Смею утверждать, что именно для этого, для второго плана и написаны рассказы и сценарии Шукшина. Морализаторством, прямым показом и резонёрством «высоколобого» советского читателя, «физика и лирика» и тогда было не пронять. Но у Василия Макаровича почему-то увидели только «развлеку́ху», «чу́диков» – главного не увидели. Или не хотели увидеть. Не уютно было тогда видеть – всё это «по существу», саму суть свою, – да и сегодня, по большей части – некому и незачем. Читают прозу, вообще любую, в наше время (по статистике) только четыре процента населения, а тогда читали – едва ли девять десятых. Михаил Шолохов сказал о нём, о Шукшине: «Он появился удивительно вовремя».

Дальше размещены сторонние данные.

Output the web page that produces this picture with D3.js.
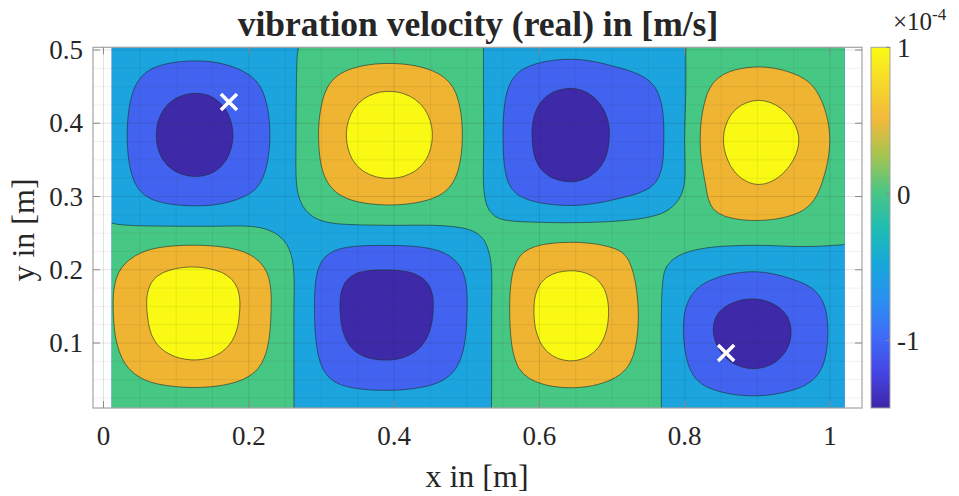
<!DOCTYPE html>
<html><head><meta charset="utf-8">
<script src="https://cdn.jsdelivr.net/npm/d3@7"></script>
<style>
body{margin:0;background:#fff}
svg{display:block}
text{font-family:"Liberation Serif","Times New Roman",serif;fill:#262626}
</style>
</head><body>
<svg id="chart" width="959" height="496"></svg>
<script>
// ---------------- data (velocity in 1e-4 m/s) ----------------
// measured grid: 17 columns (x) by 9 rows (y), rows listed from top (y max) to bottom (y min)
const gridXRange = [0.0113, 1.0200];
const gridYRange = [0.0113, 0.5037];
const velRow8 = [-0.023,-0.181,-0.222,-0.140,-0.010, 0.112, 0.155, 0.121, 0.019,-0.170,-0.244,-0.181,-0.095, 0.078, 0.140, 0.109, 0.028];
const velRow7 = [-0.115,-0.923,-1.130,-0.715,-0.020, 0.569, 0.790, 0.616, 0.095,-0.847,-1.212,-0.901,-0.473, 0.392, 0.700, 0.546, 0.140];
const velRow6 = [-0.146,-1.168,-1.431,-0.905,-0.020, 0.720, 1.000, 0.780, 0.120,-1.020,-1.460,-1.085,-0.570, 0.540, 1.000, 0.780, 0.200];
const velRow5 = [-0.107,-0.857,-1.050,-0.664,-0.020, 0.528, 0.734, 0.573, 0.088,-0.796,-1.139,-0.846,-0.445, 0.430, 0.790, 0.616, 0.158];
const velRow4 = [ 0.020, 0.030, 0.030, 0.020,-0.080,-0.060,-0.050,-0.040, 0.030, 0.100, 0.120, 0.120, 0.150, 0.250, 0.300, 0.250, 0.100];
const velRow3 = [ 0.333, 0.753, 0.840, 0.595,-0.018,-1.000,-1.200,-1.000,-0.254, 0.560, 0.800, 0.600, 0.030,-0.378,-0.540,-0.389,-0.180];
const velRow2 = [ 0.380, 0.860, 0.980, 0.680,-0.020,-1.153,-1.460,-1.153,-0.290, 0.650, 1.000, 0.705, 0.000,-1.022,-1.460,-1.000,-0.200];
const velRow1 = [ 0.289, 0.654, 0.745, 0.517,-0.015,-0.876,-1.110,-0.876,-0.220, 0.494, 0.760, 0.536, 0.000,-0.869,-1.241,-0.894,-0.170];
const velRow0 = [ 0.023, 0.052, 0.059, 0.041,-0.001,-0.069,-0.088,-0.069,-0.017, 0.039, 0.060, 0.042, 0.000,-0.157,-0.225,-0.162,-0.040];
const velocityRows = [velRow8, velRow7, velRow6, velRow5, velRow4, velRow3, velRow2, velRow1, velRow0];

const contourLevels = [-1.15, -0.52, 0, 0.40, 0.78];
const bandColors = ['#3e2aa9', '#4263ef', '#1ba4de', '#47c784', '#efb431', '#f9f914'];
const colorRange = [-1.46, 1.0];
const xTicks = [0, 0.2, 0.4, 0.6, 0.8, 1];
const yTicks = [0.1, 0.2, 0.3, 0.4, 0.5];
const cbTicks = [-1, 0, 1];
const markerX = [0.1727, 0.857];
const markerY = [0.429, 0.0863];
const titleText = 'vibration velocity (real) in [m/s]';
const xLabel = 'x in [m]';
const yLabel = 'y in [m]';

// parula-like colormap anchors for the colorbar
const parulaStops = ['#3e26a8','#4545e5','#3f6cf9','#2a8ff0','#16a8da','#1fbdb2','#4bc684','#a6c450','#f2b93c','#f6d82a','#f9fb14'];

// ---------------- layout ----------------
const svg = d3.select('#chart');
const L = 93, R = 862, T = 47.3, B = 408;
const x = d3.scaleLinear().domain([-0.01445, 1.04405]).range([L, R]);
const y = d3.scaleLinear().domain([0.0113, 0.5037]).range([B, T]);

// ---------------- surface reconstruction (cubic) for smooth contours ----------------
const up = 8;
function cr(p0,p1,p2,p3,t){return 0.5*(2*p1+(-p0+p2)*t+(2*p0-5*p1+4*p2-p3)*t*t+(-p0+3*p1-3*p2+p3)*t*t*t);}
function at(a,i){const n=a.length; if(i<0) return 2*a[0]-a[1]; if(i>=n) return 2*a[n-1]-a[n-2]; return a[i];}
function resample(a,m){const out=[];const N=(a.length-1)*m+1;for(let k=0;k<N;k++){const i=Math.min(Math.floor(k/m),a.length-2);const t=k/m-i;out.push(cr(at(a,i-1),at(a,i),at(a,i+1),at(a,i+2),t));}return out;}
const rowsUp = velocityRows.map(r=>resample(r,up));
const fx = rowsUp[0].length;
const fy = (velocityRows.length-1)*up+1;
const field = new Float64Array(fx*fy);
for(let c=0;c<fx;c++){const col=rowsUp.map(r=>r[c]);const cu=resample(col,up);for(let r=0;r<fy;r++) field[r*fx+c]=cu[r];}

const gx = c => gridXRange[0] + (c-0.5)*(gridXRange[1]-gridXRange[0])/(fx-1);
const gy = r => gridYRange[1] - (r-0.5)*(gridYRange[1]-gridYRange[0])/(fy-1);
const proj = d3.geoTransform({point(px,py){this.stream.point(x(gx(px)), y(gy(py)));}});
const path = d3.geoPath(proj);
const contours = d3.contours().size([fx,fy]).thresholds(contourLevels)(Array.from(field));

// clip to data extent
const defs = svg.append('defs');
defs.append('clipPath').attr('id','dataClip').append('rect')
  .attr('x', x(gridXRange[0])).attr('y', y(gridYRange[1]))
  .attr('width', x(gridXRange[1])-x(gridXRange[0])).attr('height', y(gridYRange[0])-y(gridYRange[1]));

// axes background
svg.append('rect').attr('x',L).attr('y',T).attr('width',R-L).attr('height',B-T).attr('fill','#fff');

const gFill = svg.append('g').attr('clip-path','url(#dataClip)');
gFill.append('rect')
  .attr('x', x(gridXRange[0])).attr('y', y(gridYRange[1]))
  .attr('width', x(gridXRange[1])-x(gridXRange[0])).attr('height', y(gridYRange[0])-y(gridYRange[1]))
  .attr('fill', bandColors[0]);
gFill.selectAll('path.band').data(contours).join('path').attr('class','band')
  .attr('d', path).attr('fill', (d,i)=>bandColors[i+1]).attr('stroke','none');
gFill.selectAll('path.iso').data(contours).join('path').attr('class','iso')
  .attr('d', path).attr('fill','none').attr('stroke','#1e2a2a').attr('stroke-opacity',0.75).attr('stroke-width',0.8);

// grid lines on top
const gGrid = svg.append('g');
const xMinor = d3.range(0, 1.0001, 0.05);
const yMinor = d3.range(0.025, 0.5001, 0.025);
gGrid.selectAll('line.vx').data(xMinor).join('line').attr('class','vx')
  .attr('x1',d=>x(d)).attr('x2',d=>x(d)).attr('y1',T).attr('y2',B)
  .attr('stroke','#262626').attr('stroke-opacity',d=>xTicks.some(t=>Math.abs(t-d)<1e-6)?0.13:0.07).attr('stroke-width',1);
gGrid.selectAll('line.hy').data(yMinor).join('line').attr('class','hy')
  .attr('x1',L).attr('x2',R).attr('y1',d=>y(d)).attr('y2',d=>y(d))
  .attr('stroke','#262626').attr('stroke-opacity',d=>yTicks.some(t=>Math.abs(t-d)<1e-6)?0.13:0.07).attr('stroke-width',1);

// box and ticks
svg.append('rect').attr('x',L).attr('y',T).attr('width',R-L).attr('height',B-T)
  .attr('fill','none').attr('stroke','#a3a3a3').attr('stroke-width',1.2);
const tl = 7;
const gT = svg.append('g').attr('stroke','#8a8a8a').attr('stroke-width',1);
xTicks.forEach(t=>{
  gT.append('line').attr('x1',x(t)).attr('x2',x(t)).attr('y1',B).attr('y2',B-tl);
  gT.append('line').attr('x1',x(t)).attr('x2',x(t)).attr('y1',T).attr('y2',T+tl);
});
yTicks.forEach(t=>{
  gT.append('line').attr('x1',L).attr('x2',L+tl).attr('y1',y(t)).attr('y2',y(t));
  gT.append('line').attr('x1',R).attr('x2',R-tl).attr('y1',y(t)).attr('y2',y(t));
});

// tick labels
svg.selectAll('text.xt').data(xTicks).join('text').attr('class','xt')
  .attr('x',d=>x(d)).attr('y',445).attr('text-anchor','middle').attr('font-size',27).text(d=>String(d));
svg.selectAll('text.yt').data(yTicks).join('text').attr('class','yt')
  .attr('x',83).attr('y',d=>y(d)).attr('dy','0.34em').attr('text-anchor','end').attr('font-size',27).text(d=>String(d));

// axis labels and title
svg.append('text').attr('x',477).attr('y',487).attr('text-anchor','middle').attr('font-size',32).text(xLabel);
svg.append('text').attr('transform','translate(34,230) rotate(-90)').attr('text-anchor','middle').attr('font-size',32).text(yLabel);
svg.append('text').attr('x',478).attr('y',36).attr('text-anchor','middle').attr('font-size',35.5).attr('font-weight','bold').text(titleText);

// markers
svg.selectAll('path.mk').data(markerX.map((v,i)=>[v,markerY[i]])).join('path').attr('class','mk')
  .attr('transform',d=>`translate(${x(d[0])},${y(d[1])})`)
  .attr('d', d3.symbol().type(d3.symbolX).size(170)())
  .attr('fill','none').attr('stroke','#fff').attr('stroke-width',3.5);

// colorbar
const cbX = 871, cbW = 19;
const yc = d3.scaleLinear().domain(colorRange).range([B, T]);
const parula = d3.scaleLinear().domain(d3.range(parulaStops.length).map(i=>i/(parulaStops.length-1))).range(parulaStops).interpolate(d3.interpolateRgb);
const grad = defs.append('linearGradient').attr('id','cbGrad').attr('x1',0).attr('y1',1).attr('x2',0).attr('y2',0);
d3.range(0,1.0001,0.02).forEach(f=>grad.append('stop').attr('offset',f).attr('stop-color',parula(f)));
svg.append('rect').attr('x',cbX).attr('y',T).attr('width',cbW).attr('height',B-T).attr('fill','url(#cbGrad)')
  .attr('stroke','#a3a3a3').attr('stroke-width',1);
cbTicks.forEach(t=>{
  svg.append('line').attr('x1',cbX+cbW).attr('x2',cbX+cbW-4).attr('y1',yc(t)).attr('y2',yc(t)).attr('stroke','#8a8a8a');
});
svg.selectAll('text.ct').data(cbTicks).join('text').attr('class','ct')
  .attr('x',897).attr('y',d=>yc(d)).attr('dy','0.36em').attr('font-size',27).text(d=>String(d));
const ex = svg.append('text').attr('x',893).attr('y',30).attr('font-size',25);
ex.append('tspan').attr('font-size',25).text('\u00d710');
ex.append('tspan').attr('dy',-10).attr('font-size',17).text('-4');
</script>
</body></html>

Какова же скрытая идея многих его рассказов – и разбираемых, и существующих, но не затронутых здесь в качестве примера? В них всегда есть нечто главное – по сути человеческого бытия, по смыслу человеческого существования. Василий Макарович Шукшин, его «лирический герой», как принято называть повествование «от автора» – он не «Баев», скорее «антибаев». Рассказать нам, повеселить или удивить своим талантом, знанием народа и народца, покрасоваться – словом, «просиять», как сиял, когда поведал, передоверяя рассказ о своих «подвигах» Марье старик Баев – это не всё, не сама цель. Цель автора – не удивить (и тем подняться в наших глазах), а показать сокровенное – через внешнее… Но все ли видели, чувствовали «второй план», сокрытый – при жизни Шукшина? Обидно, что тогда его ценили до горечи мало, притом что писали о нём нередко (чаще – равнодушно, скучно или с укором и осуждением за «приземлённость», «мелкотемье», «поверхностность»…).